Em 04 de outubro de 2024, Paulo Lacerda, Mestre e Doutorando em Turismo pela Escola de Artes, Ciências e Humanidades da Universidade de São Paulo (EACH-USP), foi premiado com o 1º lugar no Prêmio Mestre Destaque da Associação Nacional de Pesquisa e Pós-graduação em Turismo (ANPTUR). A dissertação foi orientada pelo professor Dr. Edegar Tomazzoni, docente da USP.
O trabalho analisou uma década de planejamento turístico em São Paulo, explorando o papel das redes de políticas públicas (conjunto de atores ligados à política pública) na formulação das políticas de turismo. A pesquisa foi desenvolvida sob a Teoria Neoinstitucional, a Análise de Redes Sociais (ARS) e Análise Temática.
A pesquisa focou nas redes de políticas públicas, que orientam a governança turística em São Paulo, cidade central no turismo latino-americano e um ambiente com forte participação de atores diversos no planejamento do setor. A partir de uma análise dos Planos Municipais de Turismo (PLATUM) — documentos que balizam as políticas turísticas da cidade — o estudo visou a entender como essas redes moldam o conteúdo e os processos de elaboração das políticas públicas de turismo.
Para isso, analisam-se três versões dos planos municipais: 2015-2018, 2019-2021 e 2024-2029. A análise revelou que essas redes, formadas por atores públicos, privados e do terceiro setor, são fundamentais para garantir a continuidade das políticas de turismo, mesmo diante de mudanças administrativas e rupturas institucionais.

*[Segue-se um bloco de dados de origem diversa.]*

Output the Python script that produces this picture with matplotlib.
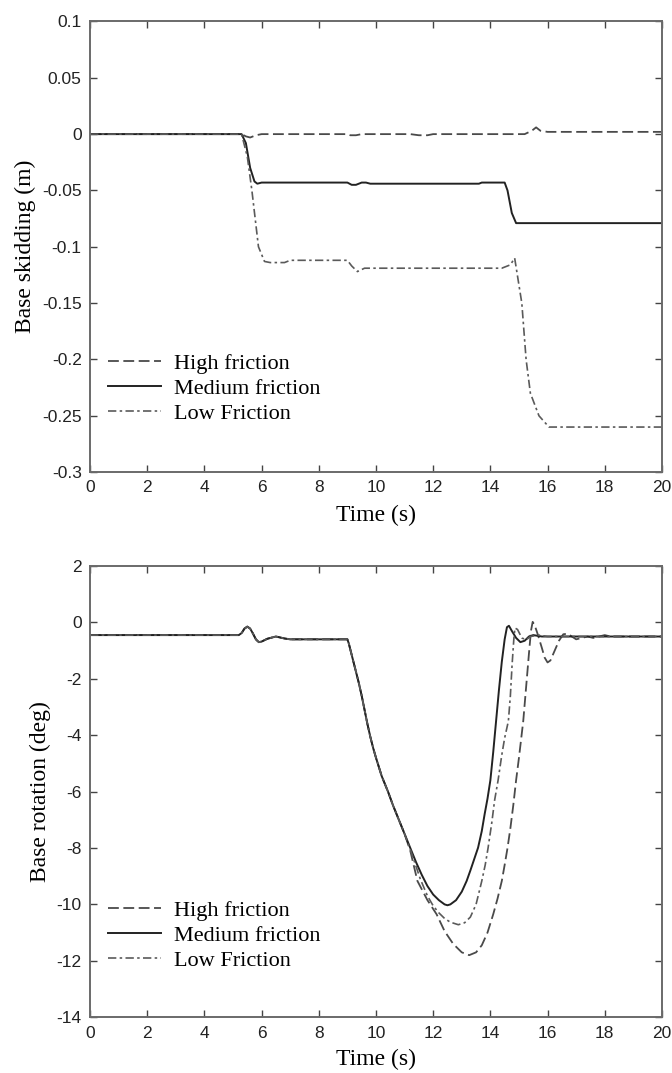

Com uma abordagem qualitativa e interpretativista, a pesquisa combinou análise documental, entrevistas e observação não-participante para compreender a dinâmica das redes na governança turística. Essas redes mostraram que a governança do turismo em São Paulo depende, em partes, do poder posicional dos atores, com destaque para o setor associativo privado, que mantém uma presença constante nas discussões sobre políticas públicas. Além disso, verificaram-se algumas dificuldades de poder político do órgão local de turismo.
Um dos achados centrais foi a fragmentação institucional que permeia o setor turístico de São Paulo entre 2014 e 2023. Durante esse período, a responsabilidade pelo turismo oscilou entre a São Paulo Turismo (SPTuris) e a Secretaria Municipal de Turismo (SMTur), prejudicando a continuidade das políticas. A SPTuris, que atua no setor desde a década de 1970, desempenha um papel de destaque por seu poder posicional e institucional, influenciando o processo de formulação das políticas públicas, inclusive o PLATUM.
Esse poder posicional permite que essa organização oriente as diretrizes do setor, mantendo certo grau de estabilidade nas políticas, apesar das trocas de gestão. Entre os principais atores identificados, SMTur, SPTuris, São Paulo Convention & Visitors Bureau, Sindicato de Hotéis, Restaurantes e Bares e SENAC são fundamentais para assegurar a continuidade de pautas que respondam a demandas do setor.
Por exemplo, a inclusão de novos temas e demandas sociais nos planos é originária da atuação em rede, a qual permitiu que pautas de acessibilidade, turismo LGBT e afroturismo fossem adicionadas aos últimos planos, graças à participação de novos atores. Isso ilustra o caráter dinâmico das redes, que se adaptam a mudanças no perfil dos participantes e respondem a novas demandas.
A pesquisa responde a uma lacuna apontada na literatura, que carecia de estudos sobre variáveis institucionais no turismo, indo além dos aspectos administrativos. O estudo revelou o papel das redes e de seu caráter dinâmico na definição da agenda governamental e na política que guia as ações do setor. Isso foi identificado por meio das instituições formais (legislações, por exemplo) e informais (relações e valores compartilhados nas redes, por exemplo).
Por isso, o estudo demonstra que as redes de políticas públicas desempenham um papel crucial na formulação e adaptação das políticas de turismo em São Paulo. Mesmo com desafios institucionais e trocas frequentes de gestão, essas redes são capazes de preservar legados e manter estruturas de governança. Porém, a manutenção desses legados pode ser negativa, como a criação de consensos contrários à participação política, por exemplo. Além disso, as redes não demonstram, ainda, ter poder político suficiente para causar mudanças estruturais e intencionais no setor.
Assim, propõe-se, para continuidade da discussão, o questionamento: como manter as redes flexíveis a ponto de serem diversas nos atores e ideias, mas sólida, a ponto de ganhar poder político suficiente para alterar, de fato, a política no setor?